--- start of Provided data ---
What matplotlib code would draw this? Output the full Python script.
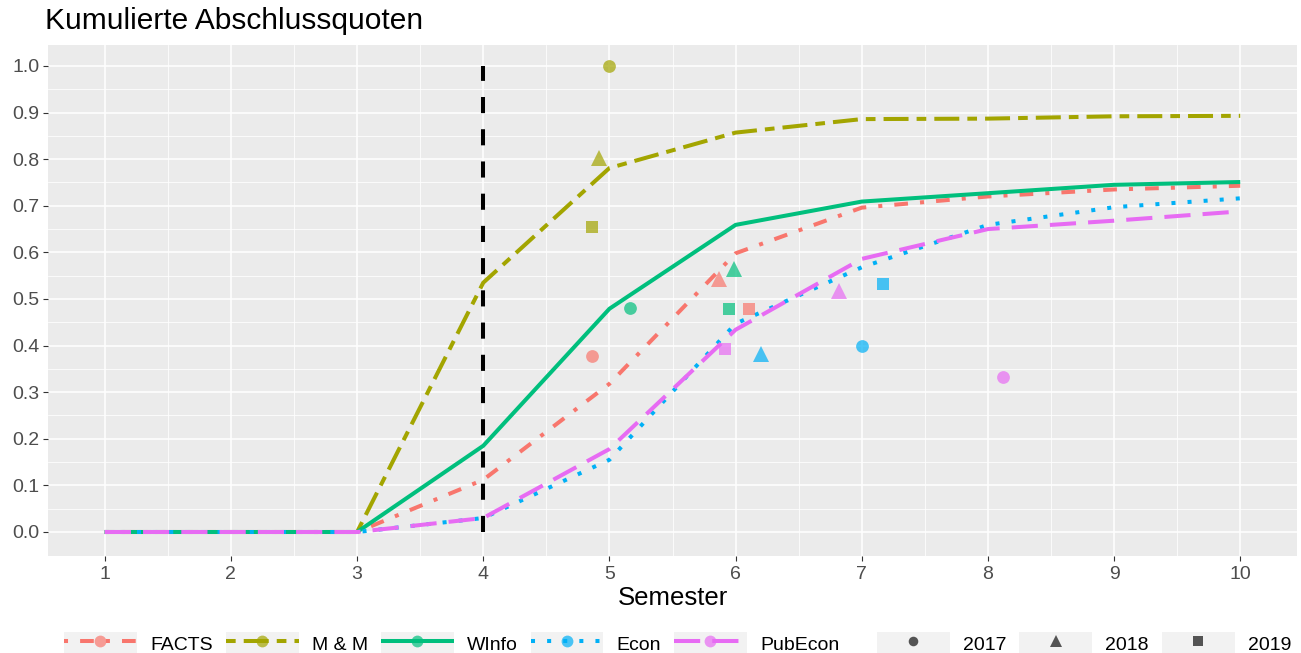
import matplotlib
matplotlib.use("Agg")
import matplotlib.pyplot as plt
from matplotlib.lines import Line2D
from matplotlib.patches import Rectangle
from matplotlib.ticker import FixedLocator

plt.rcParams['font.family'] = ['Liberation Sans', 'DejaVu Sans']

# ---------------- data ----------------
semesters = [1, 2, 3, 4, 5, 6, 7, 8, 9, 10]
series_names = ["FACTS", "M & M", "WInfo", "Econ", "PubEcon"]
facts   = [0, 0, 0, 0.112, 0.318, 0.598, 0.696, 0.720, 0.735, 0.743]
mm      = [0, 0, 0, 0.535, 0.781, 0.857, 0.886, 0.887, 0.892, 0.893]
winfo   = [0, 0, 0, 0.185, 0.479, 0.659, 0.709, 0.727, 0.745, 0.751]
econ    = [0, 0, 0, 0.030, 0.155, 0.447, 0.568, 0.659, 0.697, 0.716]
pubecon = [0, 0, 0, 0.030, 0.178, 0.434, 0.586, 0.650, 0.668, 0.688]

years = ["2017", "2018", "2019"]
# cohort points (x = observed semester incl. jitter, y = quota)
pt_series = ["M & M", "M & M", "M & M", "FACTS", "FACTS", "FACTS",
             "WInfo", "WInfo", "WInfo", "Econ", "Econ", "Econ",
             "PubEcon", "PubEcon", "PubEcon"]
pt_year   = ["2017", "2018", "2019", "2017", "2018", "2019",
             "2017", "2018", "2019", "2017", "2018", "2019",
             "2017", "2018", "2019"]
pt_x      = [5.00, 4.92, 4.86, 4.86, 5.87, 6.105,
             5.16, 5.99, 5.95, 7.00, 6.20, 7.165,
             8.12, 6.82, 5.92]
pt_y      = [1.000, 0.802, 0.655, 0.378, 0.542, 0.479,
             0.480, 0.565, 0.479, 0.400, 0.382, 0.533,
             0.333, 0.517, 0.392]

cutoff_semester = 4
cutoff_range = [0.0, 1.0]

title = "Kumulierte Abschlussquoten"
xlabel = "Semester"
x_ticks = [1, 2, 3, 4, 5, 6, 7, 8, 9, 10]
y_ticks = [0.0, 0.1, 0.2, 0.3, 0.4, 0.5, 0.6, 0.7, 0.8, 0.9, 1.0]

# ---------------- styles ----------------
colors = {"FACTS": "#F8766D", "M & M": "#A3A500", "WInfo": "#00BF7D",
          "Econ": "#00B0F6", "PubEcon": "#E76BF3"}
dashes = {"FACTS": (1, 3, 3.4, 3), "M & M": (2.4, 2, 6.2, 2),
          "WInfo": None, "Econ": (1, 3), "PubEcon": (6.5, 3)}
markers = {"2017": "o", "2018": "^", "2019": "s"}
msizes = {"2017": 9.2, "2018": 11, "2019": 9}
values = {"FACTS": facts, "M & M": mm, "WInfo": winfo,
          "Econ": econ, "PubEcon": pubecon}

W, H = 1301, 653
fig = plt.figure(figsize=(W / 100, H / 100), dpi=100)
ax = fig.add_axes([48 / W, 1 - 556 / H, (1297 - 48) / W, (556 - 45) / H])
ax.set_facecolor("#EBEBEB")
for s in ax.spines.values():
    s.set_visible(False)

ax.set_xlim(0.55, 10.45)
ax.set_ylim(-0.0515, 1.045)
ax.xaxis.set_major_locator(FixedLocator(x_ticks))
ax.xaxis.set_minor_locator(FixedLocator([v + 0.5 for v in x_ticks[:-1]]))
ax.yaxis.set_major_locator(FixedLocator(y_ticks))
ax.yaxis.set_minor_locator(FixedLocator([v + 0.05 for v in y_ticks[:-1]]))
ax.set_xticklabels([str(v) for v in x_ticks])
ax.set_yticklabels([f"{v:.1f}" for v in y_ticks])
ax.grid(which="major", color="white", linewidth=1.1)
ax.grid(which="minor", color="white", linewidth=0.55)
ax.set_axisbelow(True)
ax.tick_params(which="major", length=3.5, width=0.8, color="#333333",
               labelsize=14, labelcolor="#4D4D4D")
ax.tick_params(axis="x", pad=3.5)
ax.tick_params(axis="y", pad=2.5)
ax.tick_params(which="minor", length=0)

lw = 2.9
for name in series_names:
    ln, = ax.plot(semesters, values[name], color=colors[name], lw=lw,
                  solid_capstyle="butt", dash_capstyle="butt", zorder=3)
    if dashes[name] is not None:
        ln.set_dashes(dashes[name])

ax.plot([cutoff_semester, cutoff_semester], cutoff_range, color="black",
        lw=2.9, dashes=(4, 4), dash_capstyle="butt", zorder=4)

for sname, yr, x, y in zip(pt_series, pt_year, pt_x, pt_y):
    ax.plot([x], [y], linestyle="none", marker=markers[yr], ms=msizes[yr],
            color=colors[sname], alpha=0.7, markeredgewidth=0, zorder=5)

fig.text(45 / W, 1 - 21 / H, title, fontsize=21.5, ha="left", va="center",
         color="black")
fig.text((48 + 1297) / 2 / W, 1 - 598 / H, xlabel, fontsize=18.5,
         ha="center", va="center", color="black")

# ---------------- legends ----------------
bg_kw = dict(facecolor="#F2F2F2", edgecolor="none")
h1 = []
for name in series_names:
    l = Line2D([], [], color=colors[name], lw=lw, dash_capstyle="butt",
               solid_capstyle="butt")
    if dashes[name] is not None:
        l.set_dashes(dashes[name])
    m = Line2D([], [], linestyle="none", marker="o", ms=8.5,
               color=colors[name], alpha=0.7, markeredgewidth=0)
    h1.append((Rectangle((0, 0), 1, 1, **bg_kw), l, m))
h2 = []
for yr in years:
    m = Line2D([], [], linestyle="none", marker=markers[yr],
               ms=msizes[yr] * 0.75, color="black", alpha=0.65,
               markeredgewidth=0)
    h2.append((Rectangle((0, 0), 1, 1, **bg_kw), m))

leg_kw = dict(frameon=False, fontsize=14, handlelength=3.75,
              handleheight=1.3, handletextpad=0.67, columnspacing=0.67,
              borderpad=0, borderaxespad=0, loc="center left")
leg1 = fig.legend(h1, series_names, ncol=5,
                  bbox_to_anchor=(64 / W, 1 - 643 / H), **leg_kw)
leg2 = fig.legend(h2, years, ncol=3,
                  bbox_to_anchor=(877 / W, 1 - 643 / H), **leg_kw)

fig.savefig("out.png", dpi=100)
--- end of Provided data ---
Instruction.
Write down every line from the opening of the listing to the line with "0.650, 0.668, 0.688]", both included, and nothing else; the pictures are omitted.

Answer to this problem.
What matplotlib code would draw this? Output the full Python script.
import matplotlib
matplotlib.use("Agg")
import matplotlib.pyplot as plt
from matplotlib.lines import Line2D
from matplotlib.patches import Rectangle
from matplotlib.ticker import FixedLocator

plt.rcParams['font.family'] = ['Liberation Sans', 'DejaVu Sans']

# ---------------- data ----------------
semesters = [1, 2, 3, 4, 5, 6, 7, 8, 9, 10]
series_names = ["FACTS", "M & M", "WInfo", "Econ", "PubEcon"]
facts   = [0, 0, 0, 0.112, 0.318, 0.598, 0.696, 0.720, 0.735, 0.743]
mm      = [0, 0, 0, 0.535, 0.781, 0.857, 0.886, 0.887, 0.892, 0.893]
winfo   = [0, 0, 0, 0.185, 0.479, 0.659, 0.709, 0.727, 0.745, 0.751]
econ    = [0, 0, 0, 0.030, 0.155, 0.447, 0.568, 0.659, 0.697, 0.716]
pubecon = [0, 0, 0, 0.030, 0.178, 0.434, 0.586, 0.650, 0.668, 0.688]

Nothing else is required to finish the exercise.